Neuro-Symbolic Forward Reasoning
This addresses the challenge of enabling AI systems to perform logical reasoning from raw inputs, which is incremental as it builds on existing neuro-symbolic AI methods.
The paper tackles the problem of integrating reasoning with deep learning by proposing the Neuro-Symbolic Forward Reasoner (NSFR), which combines differentiable forward-chaining using first-order logic with object-centric learning, and demonstrates its effectiveness on object-centric reasoning datasets like 2D Kandinsky patterns and 3D CLEVR-Hans.

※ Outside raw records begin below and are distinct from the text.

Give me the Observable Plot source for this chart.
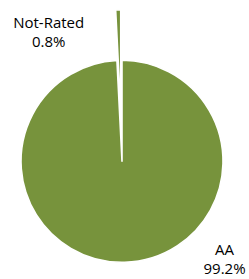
<!DOCTYPE html>
<html><head><meta charset="utf-8">
<script src="https://cdn.jsdelivr.net/npm/d3@7"></script>
<script src="https://cdn.jsdelivr.net/npm/@observablehq/plot@0.6"></script>
<style>html,body{margin:0;padding:0;background:#fff;overflow:hidden}</style>
</head><body><div id="chart"></div>
<script>
// Data
const categories = ["AA", "Not-Rated"];
const values = [99.2, 0.8];
const valueLabels = ["99.2%", "0.8%"];
const explode = [0, 0.5];           // fraction of radius the slice is pulled out
const colors = ["#77933C", "#77933C"];

// Layout (in pixels) used to set up the scales in radius units
const W = 249, H = 279, CX = 122, CY = 161.3, R = 101;
// Label anchor positions (unit = radius, center of pie at 0,0)
const labelX = [1.01, -0.731];
const labelY = [-0.955, 1.29];

const data = categories.map((c, i) => ({category: c, value: values[i], label: valueLabels[i], explode: explode[i], color: colors[i], lx: labelX[i], ly: labelY[i]}));
const arcs = d3.pie().sort(null).value(d => d.value)(data);

const pieMark = (index, scales) => {
  const r = scales.x(1) - scales.x(0);
  const arc = d3.arc().innerRadius(0).outerRadius(r);
  const g = d3.create("svg:g");
  g.selectAll("path").data(arcs).join("path")
    .attr("d", arc)
    .attr("transform", d => {
      const a = (d.startAngle + d.endAngle) / 2, e = d.data.explode;
      return `translate(${scales.x(e * Math.sin(a))},${scales.y(e * Math.cos(a))})`;
    })
    .attr("fill", d => d.data.color)
    .attr("stroke", "white")
    .attr("stroke-width", 1.6)
    .attr("stroke-linejoin", "round");
  return g.node();
};

const chart = Plot.plot({
  width: W, height: H, margin: 0,
  style: {fontFamily: "'Open Sans', sans-serif", fontSize: "15px", background: "white", color: "black", overflow: "visible"},
  x: {domain: [(0 - CX) / R, (W - CX) / R], axis: null},
  y: {domain: [(CY - H) / R, CY / R], axis: null},
  marks: [
    pieMark,
    Plot.text(data, {x: "lx", y: "ly", text: d => `${d.category}\n${d.label}`, textAnchor: "middle", lineHeight: 1.25, fill: "black", fontSize: 15})
  ]
});
document.getElementById("chart").append(chart);
</script>
</body></html>
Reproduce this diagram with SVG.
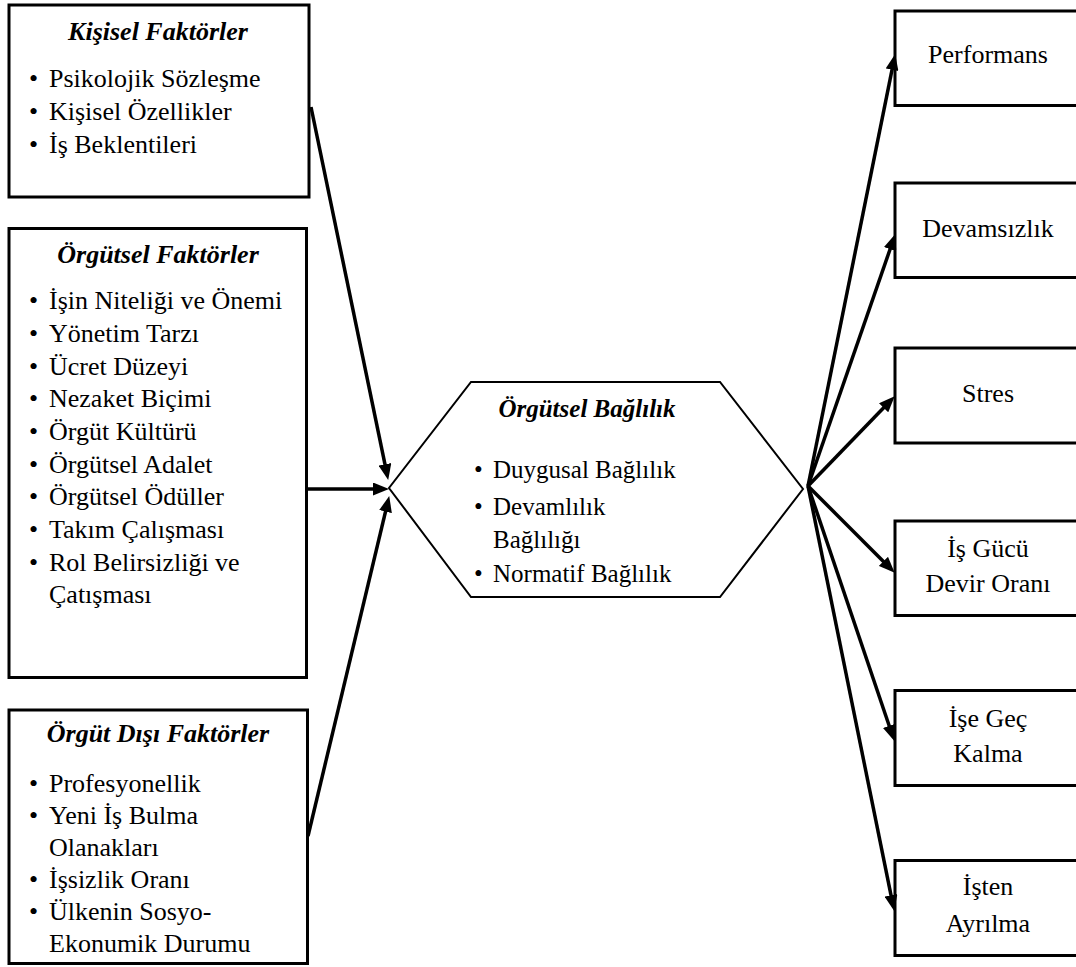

Reasoning is an essential part of human intelligence and thus has been a long-standing goal in artificial intelligence research. With the recent success of deep learning, incorporating reasoning with deep learning systems, i.e., neuro-symbolic AI has become a major field of interest. We propose the Neuro-Symbolic Forward Reasoner (NSFR), a new approach for reasoning tasks taking advantage of differentiable forward-chaining using first-order logic. The key idea is to combine differentiable forward-chaining reasoning with object-centric (deep) learning. Differentiable forward-chaining reasoning computes logical entailments smoothly, i.e., it deduces new facts from given facts and rules in a differentiable manner. The object-centric learning approach factorizes raw inputs into representations in terms of objects. Thus, it allows us to provide a consistent framework to perform the forward-chaining inference from raw inputs. NSFR factorizes the raw inputs into the object-centric representations, converts them into probabilistic ground atoms, and finally performs differentiable forward-chaining inference using weighted rules for inference. Our comprehensive experimental evaluations on object-centric reasoning data sets, 2D Kandinsky patterns and 3D CLEVR-Hans, and a variety of tasks show the effectiveness and advantage of our approach.